[START OF Excerpted records]

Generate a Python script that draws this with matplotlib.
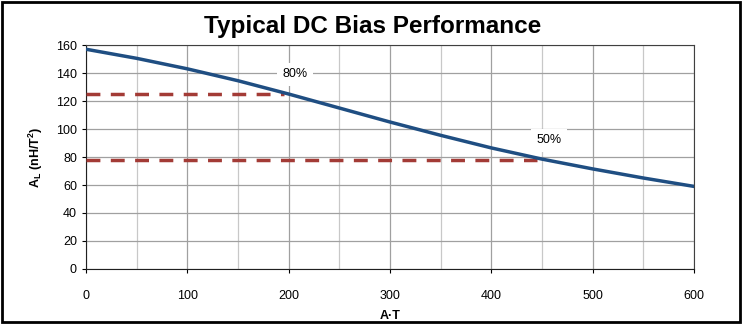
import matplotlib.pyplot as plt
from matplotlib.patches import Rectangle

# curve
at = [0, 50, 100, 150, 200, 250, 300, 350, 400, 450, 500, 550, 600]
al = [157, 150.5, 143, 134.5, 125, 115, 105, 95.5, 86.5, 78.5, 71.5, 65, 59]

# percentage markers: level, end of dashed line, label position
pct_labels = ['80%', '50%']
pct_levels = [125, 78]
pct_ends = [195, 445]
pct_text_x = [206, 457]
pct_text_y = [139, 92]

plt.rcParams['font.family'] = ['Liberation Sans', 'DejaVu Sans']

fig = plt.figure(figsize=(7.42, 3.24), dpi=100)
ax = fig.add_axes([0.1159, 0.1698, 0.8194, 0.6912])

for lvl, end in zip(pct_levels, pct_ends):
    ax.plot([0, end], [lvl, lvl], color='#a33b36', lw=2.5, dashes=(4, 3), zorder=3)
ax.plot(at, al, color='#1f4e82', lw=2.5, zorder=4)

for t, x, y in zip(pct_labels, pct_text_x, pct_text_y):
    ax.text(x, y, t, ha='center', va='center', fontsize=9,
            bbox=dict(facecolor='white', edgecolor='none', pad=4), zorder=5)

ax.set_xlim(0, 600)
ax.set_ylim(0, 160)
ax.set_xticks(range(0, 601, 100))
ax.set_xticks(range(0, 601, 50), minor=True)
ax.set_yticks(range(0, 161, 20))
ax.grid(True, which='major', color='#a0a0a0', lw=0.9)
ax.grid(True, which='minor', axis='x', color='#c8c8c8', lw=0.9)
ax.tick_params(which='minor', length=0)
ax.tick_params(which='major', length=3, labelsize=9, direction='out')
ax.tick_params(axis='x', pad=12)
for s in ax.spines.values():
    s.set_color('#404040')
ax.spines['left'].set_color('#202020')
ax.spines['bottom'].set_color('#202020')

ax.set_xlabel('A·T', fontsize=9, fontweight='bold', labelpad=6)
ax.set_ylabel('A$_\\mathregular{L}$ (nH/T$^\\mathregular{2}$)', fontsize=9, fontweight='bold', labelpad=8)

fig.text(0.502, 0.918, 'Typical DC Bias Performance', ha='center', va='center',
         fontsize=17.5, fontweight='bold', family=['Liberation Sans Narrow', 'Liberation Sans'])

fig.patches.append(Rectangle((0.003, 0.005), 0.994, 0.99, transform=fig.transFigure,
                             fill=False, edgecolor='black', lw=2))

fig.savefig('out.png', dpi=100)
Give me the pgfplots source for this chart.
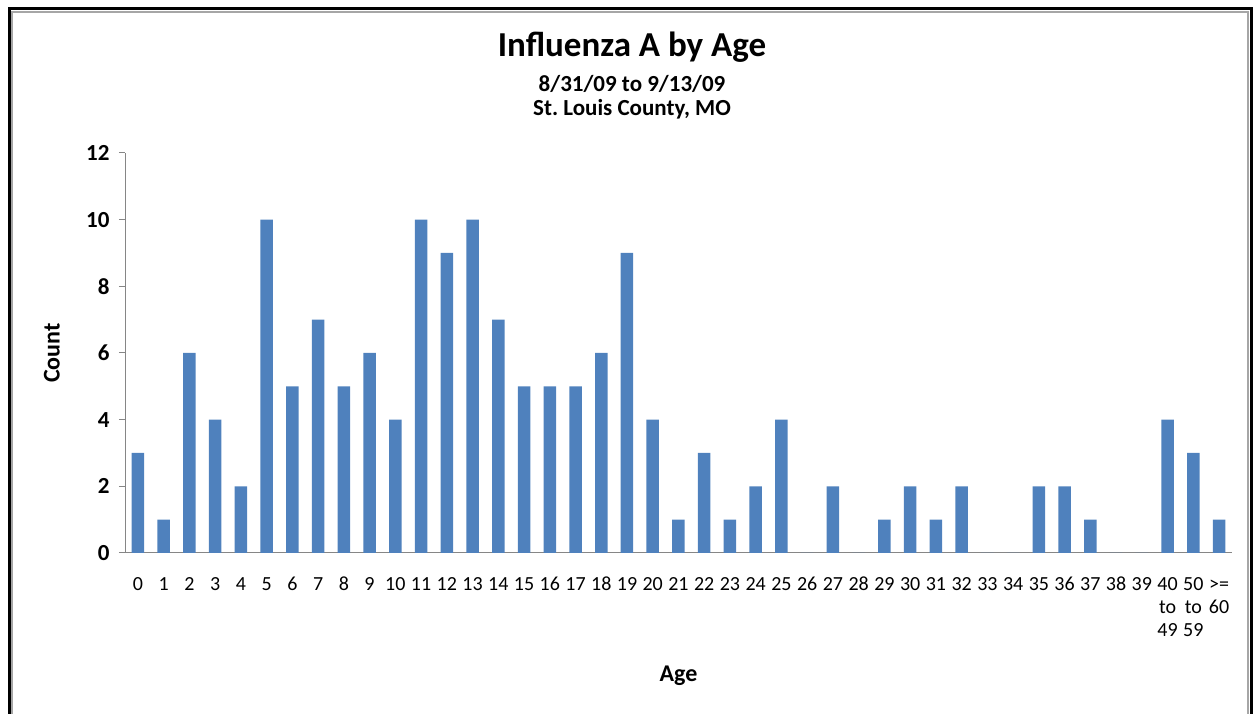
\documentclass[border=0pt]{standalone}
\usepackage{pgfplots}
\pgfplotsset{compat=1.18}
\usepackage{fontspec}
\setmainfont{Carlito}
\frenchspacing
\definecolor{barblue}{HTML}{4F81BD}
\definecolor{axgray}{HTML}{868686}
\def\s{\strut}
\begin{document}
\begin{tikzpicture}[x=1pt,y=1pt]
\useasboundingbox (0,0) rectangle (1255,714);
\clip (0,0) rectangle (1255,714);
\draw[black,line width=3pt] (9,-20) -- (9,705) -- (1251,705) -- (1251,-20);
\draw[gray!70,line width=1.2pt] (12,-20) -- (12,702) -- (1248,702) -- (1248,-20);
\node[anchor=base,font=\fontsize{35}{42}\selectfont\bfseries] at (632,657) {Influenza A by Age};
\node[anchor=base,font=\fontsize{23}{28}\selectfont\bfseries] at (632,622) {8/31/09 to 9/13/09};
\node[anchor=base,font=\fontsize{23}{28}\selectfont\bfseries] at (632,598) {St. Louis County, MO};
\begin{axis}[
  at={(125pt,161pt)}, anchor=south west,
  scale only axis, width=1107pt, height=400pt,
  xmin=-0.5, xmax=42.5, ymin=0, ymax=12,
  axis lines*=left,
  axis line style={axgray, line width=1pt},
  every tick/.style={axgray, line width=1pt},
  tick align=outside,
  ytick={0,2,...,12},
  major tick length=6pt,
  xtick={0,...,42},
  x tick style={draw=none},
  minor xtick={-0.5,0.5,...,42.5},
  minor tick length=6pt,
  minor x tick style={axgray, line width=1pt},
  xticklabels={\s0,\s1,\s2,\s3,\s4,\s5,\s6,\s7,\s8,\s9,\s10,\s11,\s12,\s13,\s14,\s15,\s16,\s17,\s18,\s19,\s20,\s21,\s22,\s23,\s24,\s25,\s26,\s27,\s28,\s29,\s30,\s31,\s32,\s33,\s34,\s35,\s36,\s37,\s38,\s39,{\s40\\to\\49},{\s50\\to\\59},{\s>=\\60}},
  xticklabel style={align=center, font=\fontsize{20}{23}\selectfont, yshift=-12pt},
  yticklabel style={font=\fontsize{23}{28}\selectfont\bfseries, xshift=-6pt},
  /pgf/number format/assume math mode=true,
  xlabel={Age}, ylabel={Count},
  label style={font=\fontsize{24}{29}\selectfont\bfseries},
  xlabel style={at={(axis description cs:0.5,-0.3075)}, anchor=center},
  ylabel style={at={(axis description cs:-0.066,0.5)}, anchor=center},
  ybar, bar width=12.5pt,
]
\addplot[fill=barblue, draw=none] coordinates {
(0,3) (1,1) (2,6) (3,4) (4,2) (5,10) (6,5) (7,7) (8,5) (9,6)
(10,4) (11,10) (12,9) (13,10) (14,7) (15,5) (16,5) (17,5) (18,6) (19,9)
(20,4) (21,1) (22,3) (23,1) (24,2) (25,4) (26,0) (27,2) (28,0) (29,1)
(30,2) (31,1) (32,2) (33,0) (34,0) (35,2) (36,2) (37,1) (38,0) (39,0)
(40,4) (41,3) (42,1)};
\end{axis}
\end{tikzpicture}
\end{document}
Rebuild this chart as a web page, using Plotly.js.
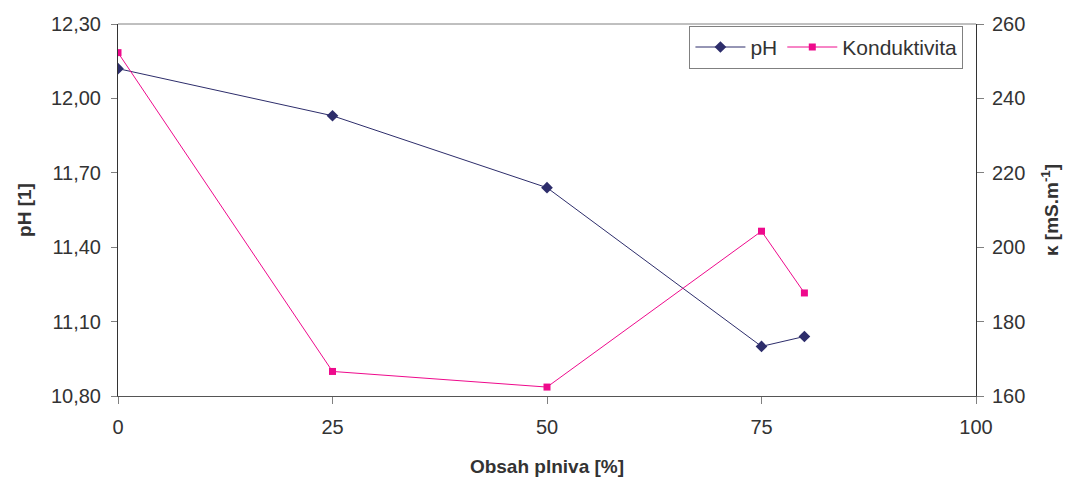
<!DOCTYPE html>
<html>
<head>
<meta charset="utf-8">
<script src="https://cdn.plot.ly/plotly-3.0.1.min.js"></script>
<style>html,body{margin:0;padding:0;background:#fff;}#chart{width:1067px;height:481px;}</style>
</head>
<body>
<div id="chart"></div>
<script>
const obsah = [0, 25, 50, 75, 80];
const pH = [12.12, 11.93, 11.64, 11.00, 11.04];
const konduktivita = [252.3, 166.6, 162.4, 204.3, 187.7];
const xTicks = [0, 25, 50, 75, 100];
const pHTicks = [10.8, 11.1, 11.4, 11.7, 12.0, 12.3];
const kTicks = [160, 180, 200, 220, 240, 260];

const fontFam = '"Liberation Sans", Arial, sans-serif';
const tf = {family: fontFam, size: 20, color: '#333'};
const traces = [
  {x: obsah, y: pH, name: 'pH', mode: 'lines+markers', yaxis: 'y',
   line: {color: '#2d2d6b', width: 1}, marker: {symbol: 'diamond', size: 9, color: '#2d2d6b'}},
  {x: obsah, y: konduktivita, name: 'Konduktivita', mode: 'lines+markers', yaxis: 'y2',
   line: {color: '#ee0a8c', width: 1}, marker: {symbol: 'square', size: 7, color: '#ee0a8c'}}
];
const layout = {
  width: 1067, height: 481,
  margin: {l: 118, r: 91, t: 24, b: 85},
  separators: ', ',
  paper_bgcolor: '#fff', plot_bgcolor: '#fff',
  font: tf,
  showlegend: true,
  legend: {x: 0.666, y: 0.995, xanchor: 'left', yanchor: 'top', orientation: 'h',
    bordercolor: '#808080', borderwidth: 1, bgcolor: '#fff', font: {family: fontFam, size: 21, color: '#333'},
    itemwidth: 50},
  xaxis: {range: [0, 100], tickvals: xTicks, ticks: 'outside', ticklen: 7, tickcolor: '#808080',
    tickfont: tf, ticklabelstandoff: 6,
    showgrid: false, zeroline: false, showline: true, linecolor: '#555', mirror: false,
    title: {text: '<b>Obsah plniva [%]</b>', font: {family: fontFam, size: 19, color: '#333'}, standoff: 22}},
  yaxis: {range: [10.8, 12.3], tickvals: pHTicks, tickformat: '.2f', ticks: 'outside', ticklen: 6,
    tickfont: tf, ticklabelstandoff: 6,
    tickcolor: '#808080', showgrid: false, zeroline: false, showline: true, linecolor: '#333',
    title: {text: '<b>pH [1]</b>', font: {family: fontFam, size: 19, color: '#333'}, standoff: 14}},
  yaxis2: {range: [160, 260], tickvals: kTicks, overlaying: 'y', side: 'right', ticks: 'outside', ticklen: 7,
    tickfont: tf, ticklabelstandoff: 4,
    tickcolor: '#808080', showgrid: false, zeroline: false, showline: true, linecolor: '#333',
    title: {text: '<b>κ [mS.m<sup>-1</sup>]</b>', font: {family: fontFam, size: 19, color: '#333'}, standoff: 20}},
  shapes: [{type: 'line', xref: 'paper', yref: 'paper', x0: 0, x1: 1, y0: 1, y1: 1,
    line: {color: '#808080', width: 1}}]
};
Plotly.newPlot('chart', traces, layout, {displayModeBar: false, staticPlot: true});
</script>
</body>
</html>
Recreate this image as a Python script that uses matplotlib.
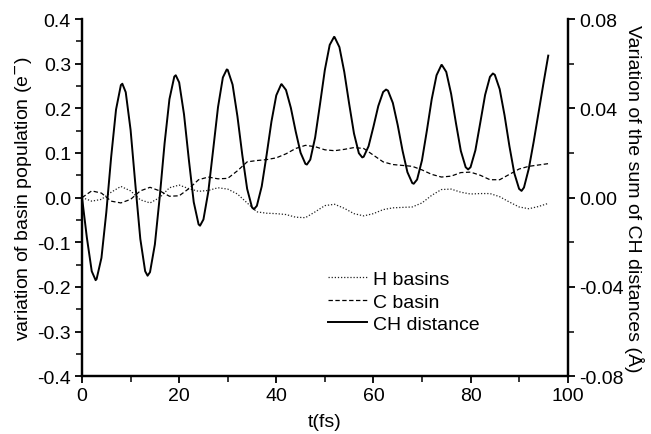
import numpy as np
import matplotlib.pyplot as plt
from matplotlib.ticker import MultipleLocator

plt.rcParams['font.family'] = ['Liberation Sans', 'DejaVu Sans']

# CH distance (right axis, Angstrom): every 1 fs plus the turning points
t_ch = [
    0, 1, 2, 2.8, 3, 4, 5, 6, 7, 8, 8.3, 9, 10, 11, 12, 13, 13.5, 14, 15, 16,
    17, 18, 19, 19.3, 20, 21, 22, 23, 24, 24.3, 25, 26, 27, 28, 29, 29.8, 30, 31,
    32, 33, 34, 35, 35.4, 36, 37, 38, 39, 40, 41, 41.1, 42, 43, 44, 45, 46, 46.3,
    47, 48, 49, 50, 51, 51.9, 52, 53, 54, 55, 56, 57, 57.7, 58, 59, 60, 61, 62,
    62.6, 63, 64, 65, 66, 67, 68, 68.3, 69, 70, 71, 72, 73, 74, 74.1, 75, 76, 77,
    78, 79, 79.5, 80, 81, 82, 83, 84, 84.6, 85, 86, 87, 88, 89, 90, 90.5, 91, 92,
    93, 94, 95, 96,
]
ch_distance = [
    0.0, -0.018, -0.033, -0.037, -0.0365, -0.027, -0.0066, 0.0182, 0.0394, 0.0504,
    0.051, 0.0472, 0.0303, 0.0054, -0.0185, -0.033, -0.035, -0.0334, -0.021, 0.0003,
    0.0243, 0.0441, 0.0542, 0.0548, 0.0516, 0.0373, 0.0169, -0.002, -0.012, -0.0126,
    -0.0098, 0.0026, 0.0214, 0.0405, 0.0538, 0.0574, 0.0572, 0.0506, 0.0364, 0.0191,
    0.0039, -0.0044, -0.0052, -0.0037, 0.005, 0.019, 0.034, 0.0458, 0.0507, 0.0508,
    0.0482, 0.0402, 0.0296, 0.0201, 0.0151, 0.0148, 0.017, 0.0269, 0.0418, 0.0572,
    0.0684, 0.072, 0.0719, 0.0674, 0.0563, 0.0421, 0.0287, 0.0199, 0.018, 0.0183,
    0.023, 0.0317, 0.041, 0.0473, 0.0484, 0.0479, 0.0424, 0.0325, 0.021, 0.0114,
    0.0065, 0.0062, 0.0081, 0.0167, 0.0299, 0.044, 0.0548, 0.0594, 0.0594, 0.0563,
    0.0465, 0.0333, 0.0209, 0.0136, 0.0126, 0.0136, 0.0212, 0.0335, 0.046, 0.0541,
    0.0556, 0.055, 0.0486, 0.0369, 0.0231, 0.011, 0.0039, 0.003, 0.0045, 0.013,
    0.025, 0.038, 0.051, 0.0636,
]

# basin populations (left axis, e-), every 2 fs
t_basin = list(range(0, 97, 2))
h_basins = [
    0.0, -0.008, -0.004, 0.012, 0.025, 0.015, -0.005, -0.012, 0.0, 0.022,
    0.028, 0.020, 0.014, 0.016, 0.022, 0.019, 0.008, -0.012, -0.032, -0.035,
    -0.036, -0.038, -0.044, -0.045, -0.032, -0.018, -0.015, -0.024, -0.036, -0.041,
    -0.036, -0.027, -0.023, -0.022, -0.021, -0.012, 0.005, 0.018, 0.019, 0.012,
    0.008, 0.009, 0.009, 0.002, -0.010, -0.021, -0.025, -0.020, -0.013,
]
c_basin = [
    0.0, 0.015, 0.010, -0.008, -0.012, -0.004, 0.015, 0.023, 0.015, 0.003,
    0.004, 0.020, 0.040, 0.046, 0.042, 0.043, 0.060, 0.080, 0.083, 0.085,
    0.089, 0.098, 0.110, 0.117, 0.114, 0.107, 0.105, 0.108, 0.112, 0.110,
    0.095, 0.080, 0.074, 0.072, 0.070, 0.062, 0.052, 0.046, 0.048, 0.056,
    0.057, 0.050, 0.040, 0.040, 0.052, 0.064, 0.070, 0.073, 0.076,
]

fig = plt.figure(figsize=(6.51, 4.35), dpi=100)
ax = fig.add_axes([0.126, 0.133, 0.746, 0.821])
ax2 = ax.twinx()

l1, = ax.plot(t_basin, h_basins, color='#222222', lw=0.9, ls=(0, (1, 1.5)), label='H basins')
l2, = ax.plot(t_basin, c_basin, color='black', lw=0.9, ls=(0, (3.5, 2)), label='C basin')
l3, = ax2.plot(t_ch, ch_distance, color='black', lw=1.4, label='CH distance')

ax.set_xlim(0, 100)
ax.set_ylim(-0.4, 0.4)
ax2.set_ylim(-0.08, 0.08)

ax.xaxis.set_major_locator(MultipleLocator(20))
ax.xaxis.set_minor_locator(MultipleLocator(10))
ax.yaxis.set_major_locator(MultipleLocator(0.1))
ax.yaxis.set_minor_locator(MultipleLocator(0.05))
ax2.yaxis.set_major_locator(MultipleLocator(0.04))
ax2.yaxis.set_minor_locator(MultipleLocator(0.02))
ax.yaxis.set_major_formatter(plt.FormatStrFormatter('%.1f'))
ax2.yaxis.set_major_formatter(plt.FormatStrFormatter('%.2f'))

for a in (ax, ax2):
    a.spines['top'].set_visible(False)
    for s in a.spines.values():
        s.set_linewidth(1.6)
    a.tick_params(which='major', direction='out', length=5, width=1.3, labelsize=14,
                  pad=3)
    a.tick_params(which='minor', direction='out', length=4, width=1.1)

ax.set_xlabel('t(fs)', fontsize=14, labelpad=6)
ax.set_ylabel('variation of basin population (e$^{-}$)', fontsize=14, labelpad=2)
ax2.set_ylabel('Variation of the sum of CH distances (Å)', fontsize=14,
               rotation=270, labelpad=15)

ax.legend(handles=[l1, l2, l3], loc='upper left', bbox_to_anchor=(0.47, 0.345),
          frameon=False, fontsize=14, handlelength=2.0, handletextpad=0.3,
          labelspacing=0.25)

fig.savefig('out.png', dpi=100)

[END OF Excerpted records]

Set down word for word the lines from the first entry through the line with "bbox=dict(facecolor='white', edgecolor='none', pad=4), zorder=5)", both included, omitting pictures.

▶ [Reply to the task]:
Generate a Python script that draws this with matplotlib.
import matplotlib.pyplot as plt
from matplotlib.patches import Rectangle

# curve
at = [0, 50, 100, 150, 200, 250, 300, 350, 400, 450, 500, 550, 600]
al = [157, 150.5, 143, 134.5, 125, 115, 105, 95.5, 86.5, 78.5, 71.5, 65, 59]

# percentage markers: level, end of dashed line, label position
pct_labels = ['80%', '50%']
pct_levels = [125, 78]
pct_ends = [195, 445]
pct_text_x = [206, 457]
pct_text_y = [139, 92]

plt.rcParams['font.family'] = ['Liberation Sans', 'DejaVu Sans']

fig = plt.figure(figsize=(7.42, 3.24), dpi=100)
ax = fig.add_axes([0.1159, 0.1698, 0.8194, 0.6912])

for lvl, end in zip(pct_levels, pct_ends):
    ax.plot([0, end], [lvl, lvl], color='#a33b36', lw=2.5, dashes=(4, 3), zorder=3)
ax.plot(at, al, color='#1f4e82', lw=2.5, zorder=4)

for t, x, y in zip(pct_labels, pct_text_x, pct_text_y):
    ax.text(x, y, t, ha='center', va='center', fontsize=9,
            bbox=dict(facecolor='white', edgecolor='none', pad=4), zorder=5)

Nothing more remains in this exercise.